## Start DATA EXTRACT

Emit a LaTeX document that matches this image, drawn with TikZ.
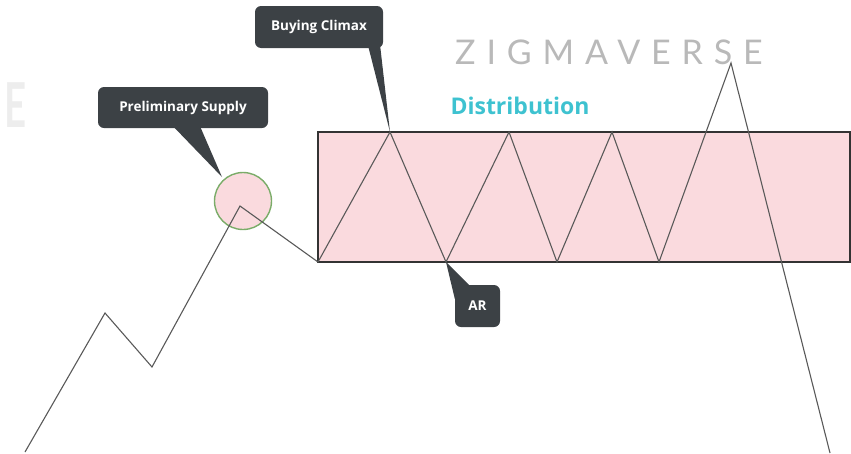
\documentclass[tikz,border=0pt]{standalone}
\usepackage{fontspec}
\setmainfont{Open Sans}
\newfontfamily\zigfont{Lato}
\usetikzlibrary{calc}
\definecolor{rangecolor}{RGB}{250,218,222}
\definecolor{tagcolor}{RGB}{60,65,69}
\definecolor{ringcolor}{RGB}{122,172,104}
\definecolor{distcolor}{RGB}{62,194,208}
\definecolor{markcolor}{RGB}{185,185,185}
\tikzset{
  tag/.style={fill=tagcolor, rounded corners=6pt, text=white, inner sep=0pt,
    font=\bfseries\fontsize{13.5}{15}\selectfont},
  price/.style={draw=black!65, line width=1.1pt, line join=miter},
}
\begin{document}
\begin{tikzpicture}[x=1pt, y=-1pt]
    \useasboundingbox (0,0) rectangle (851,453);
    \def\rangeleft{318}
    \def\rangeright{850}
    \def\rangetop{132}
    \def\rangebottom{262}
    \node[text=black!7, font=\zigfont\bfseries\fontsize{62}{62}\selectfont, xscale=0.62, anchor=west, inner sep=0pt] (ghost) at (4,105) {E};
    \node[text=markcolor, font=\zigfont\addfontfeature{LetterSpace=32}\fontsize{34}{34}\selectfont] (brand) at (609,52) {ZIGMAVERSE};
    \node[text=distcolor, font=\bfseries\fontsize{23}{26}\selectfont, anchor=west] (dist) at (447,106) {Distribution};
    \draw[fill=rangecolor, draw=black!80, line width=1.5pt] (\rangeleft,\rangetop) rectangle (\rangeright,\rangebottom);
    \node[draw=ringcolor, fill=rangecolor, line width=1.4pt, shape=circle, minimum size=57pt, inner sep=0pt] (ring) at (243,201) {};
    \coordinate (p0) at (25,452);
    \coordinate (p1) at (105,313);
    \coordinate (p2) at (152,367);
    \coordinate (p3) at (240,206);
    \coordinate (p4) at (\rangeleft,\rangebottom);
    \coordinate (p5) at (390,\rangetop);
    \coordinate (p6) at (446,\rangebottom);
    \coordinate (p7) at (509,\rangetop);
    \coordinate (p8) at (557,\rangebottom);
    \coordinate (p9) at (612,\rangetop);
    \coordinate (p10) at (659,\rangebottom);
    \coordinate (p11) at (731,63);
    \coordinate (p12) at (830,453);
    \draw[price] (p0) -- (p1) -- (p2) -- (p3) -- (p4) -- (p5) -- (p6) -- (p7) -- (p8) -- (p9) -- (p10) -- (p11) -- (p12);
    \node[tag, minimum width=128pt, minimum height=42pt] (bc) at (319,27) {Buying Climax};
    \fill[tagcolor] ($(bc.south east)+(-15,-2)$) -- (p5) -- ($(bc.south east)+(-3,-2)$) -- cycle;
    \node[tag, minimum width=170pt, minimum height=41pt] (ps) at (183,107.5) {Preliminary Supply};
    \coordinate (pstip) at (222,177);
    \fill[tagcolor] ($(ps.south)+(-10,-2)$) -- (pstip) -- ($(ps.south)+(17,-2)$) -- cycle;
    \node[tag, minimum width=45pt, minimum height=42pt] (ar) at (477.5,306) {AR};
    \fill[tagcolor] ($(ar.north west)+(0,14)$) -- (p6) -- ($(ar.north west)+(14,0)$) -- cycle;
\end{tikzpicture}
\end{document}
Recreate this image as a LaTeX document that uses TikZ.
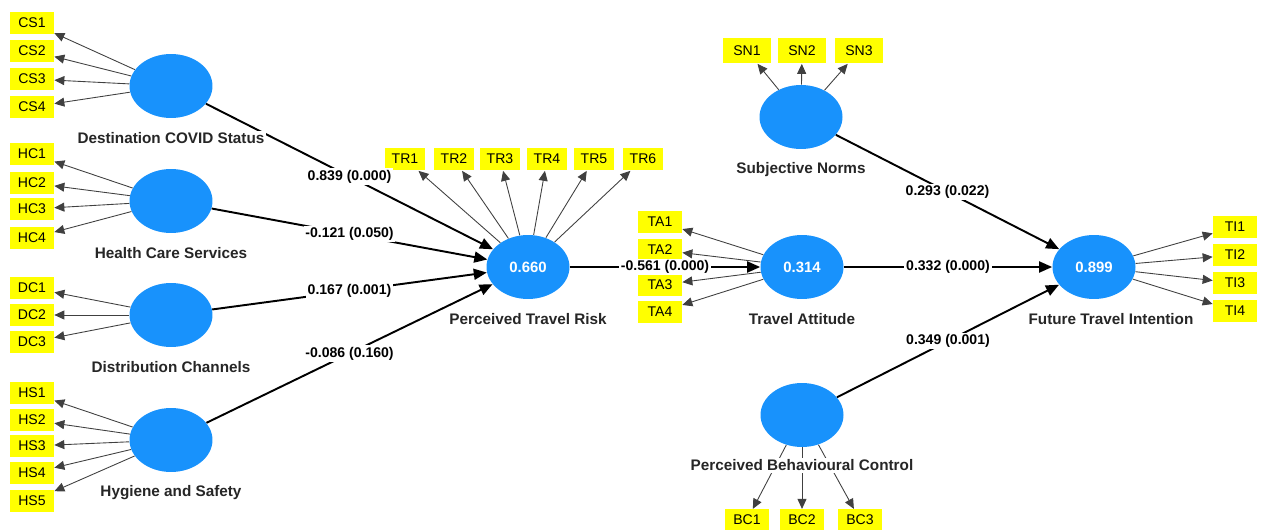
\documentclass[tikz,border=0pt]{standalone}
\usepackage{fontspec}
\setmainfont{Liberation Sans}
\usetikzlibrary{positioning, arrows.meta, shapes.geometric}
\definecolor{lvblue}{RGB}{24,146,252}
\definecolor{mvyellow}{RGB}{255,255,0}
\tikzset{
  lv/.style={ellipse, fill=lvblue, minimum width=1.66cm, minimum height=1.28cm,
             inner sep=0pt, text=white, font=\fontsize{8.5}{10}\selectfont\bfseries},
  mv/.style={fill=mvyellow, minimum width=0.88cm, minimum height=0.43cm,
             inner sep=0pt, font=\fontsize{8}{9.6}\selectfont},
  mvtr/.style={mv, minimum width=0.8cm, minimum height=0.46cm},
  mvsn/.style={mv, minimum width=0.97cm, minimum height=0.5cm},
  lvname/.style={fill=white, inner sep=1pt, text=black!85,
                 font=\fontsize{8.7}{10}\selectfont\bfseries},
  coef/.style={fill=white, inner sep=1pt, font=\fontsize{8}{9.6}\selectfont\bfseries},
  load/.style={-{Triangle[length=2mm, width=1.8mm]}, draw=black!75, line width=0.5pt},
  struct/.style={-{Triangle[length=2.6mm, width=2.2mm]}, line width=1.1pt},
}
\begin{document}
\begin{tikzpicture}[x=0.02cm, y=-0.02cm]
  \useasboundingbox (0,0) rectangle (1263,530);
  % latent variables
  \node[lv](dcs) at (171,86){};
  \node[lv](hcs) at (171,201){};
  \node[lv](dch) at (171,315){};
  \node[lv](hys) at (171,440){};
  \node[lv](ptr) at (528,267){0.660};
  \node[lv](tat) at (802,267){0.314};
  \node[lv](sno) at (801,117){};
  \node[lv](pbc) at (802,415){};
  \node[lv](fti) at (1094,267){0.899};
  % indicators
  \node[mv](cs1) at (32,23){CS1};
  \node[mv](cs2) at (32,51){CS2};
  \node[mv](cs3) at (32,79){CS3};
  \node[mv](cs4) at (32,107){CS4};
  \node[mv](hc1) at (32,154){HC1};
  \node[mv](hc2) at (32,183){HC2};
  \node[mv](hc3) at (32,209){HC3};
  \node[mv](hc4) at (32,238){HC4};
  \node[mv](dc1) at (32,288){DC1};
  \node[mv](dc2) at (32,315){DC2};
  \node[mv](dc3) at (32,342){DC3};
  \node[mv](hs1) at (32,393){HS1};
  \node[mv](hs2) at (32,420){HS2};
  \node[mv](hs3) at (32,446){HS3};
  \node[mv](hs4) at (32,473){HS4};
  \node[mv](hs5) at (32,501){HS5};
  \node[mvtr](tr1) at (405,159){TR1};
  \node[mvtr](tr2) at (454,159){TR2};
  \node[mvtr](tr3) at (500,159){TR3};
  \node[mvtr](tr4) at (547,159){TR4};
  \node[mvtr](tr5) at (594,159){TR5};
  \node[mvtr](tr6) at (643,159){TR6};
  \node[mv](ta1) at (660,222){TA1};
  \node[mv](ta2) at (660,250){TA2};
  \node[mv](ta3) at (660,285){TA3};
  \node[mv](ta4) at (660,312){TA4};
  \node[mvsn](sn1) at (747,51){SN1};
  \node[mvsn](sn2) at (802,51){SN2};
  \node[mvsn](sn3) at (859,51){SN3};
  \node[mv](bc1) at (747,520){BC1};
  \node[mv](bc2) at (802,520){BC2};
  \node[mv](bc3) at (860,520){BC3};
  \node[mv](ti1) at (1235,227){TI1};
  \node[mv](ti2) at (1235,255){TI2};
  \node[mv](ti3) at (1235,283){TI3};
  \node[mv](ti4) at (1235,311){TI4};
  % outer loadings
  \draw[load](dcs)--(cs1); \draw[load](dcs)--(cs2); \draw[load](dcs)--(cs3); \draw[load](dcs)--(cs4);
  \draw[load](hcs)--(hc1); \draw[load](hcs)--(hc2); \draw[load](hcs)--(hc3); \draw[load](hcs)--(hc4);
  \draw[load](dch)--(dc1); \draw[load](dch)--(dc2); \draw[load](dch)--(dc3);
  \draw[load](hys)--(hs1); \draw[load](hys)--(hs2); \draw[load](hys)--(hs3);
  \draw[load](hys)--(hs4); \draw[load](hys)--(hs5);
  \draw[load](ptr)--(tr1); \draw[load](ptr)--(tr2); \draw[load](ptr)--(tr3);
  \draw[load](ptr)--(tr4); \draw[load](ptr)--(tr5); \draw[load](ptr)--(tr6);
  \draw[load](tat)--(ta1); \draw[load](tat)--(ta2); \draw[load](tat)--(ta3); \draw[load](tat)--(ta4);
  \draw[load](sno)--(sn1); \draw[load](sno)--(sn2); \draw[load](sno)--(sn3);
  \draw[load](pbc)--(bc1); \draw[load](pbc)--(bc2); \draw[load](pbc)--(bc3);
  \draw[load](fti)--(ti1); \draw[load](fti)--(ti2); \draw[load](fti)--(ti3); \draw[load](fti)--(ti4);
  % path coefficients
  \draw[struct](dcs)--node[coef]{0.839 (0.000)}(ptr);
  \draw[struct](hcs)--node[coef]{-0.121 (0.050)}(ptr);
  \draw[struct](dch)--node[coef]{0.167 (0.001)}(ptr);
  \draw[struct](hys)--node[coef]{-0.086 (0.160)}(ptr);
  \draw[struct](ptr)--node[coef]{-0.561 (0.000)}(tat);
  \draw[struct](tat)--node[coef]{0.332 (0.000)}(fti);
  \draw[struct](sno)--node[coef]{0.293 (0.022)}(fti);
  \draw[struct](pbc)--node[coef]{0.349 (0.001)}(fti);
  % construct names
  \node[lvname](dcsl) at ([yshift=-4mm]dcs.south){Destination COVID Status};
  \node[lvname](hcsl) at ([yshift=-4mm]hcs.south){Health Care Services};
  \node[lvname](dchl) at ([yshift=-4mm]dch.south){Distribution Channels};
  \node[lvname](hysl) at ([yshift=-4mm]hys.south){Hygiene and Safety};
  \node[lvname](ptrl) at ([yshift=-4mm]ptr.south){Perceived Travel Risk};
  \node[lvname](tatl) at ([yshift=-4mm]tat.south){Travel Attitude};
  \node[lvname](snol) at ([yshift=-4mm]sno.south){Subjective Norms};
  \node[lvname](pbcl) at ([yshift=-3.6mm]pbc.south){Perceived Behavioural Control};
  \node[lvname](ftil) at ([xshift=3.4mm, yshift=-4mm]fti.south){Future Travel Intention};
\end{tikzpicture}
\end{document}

## End DATA EXTRACT

[EXERCISE TASK]: Look through the material above and work out how many of its lines contain "this". State the number only.

[SOLUTION TO THE PROBLEM]: 2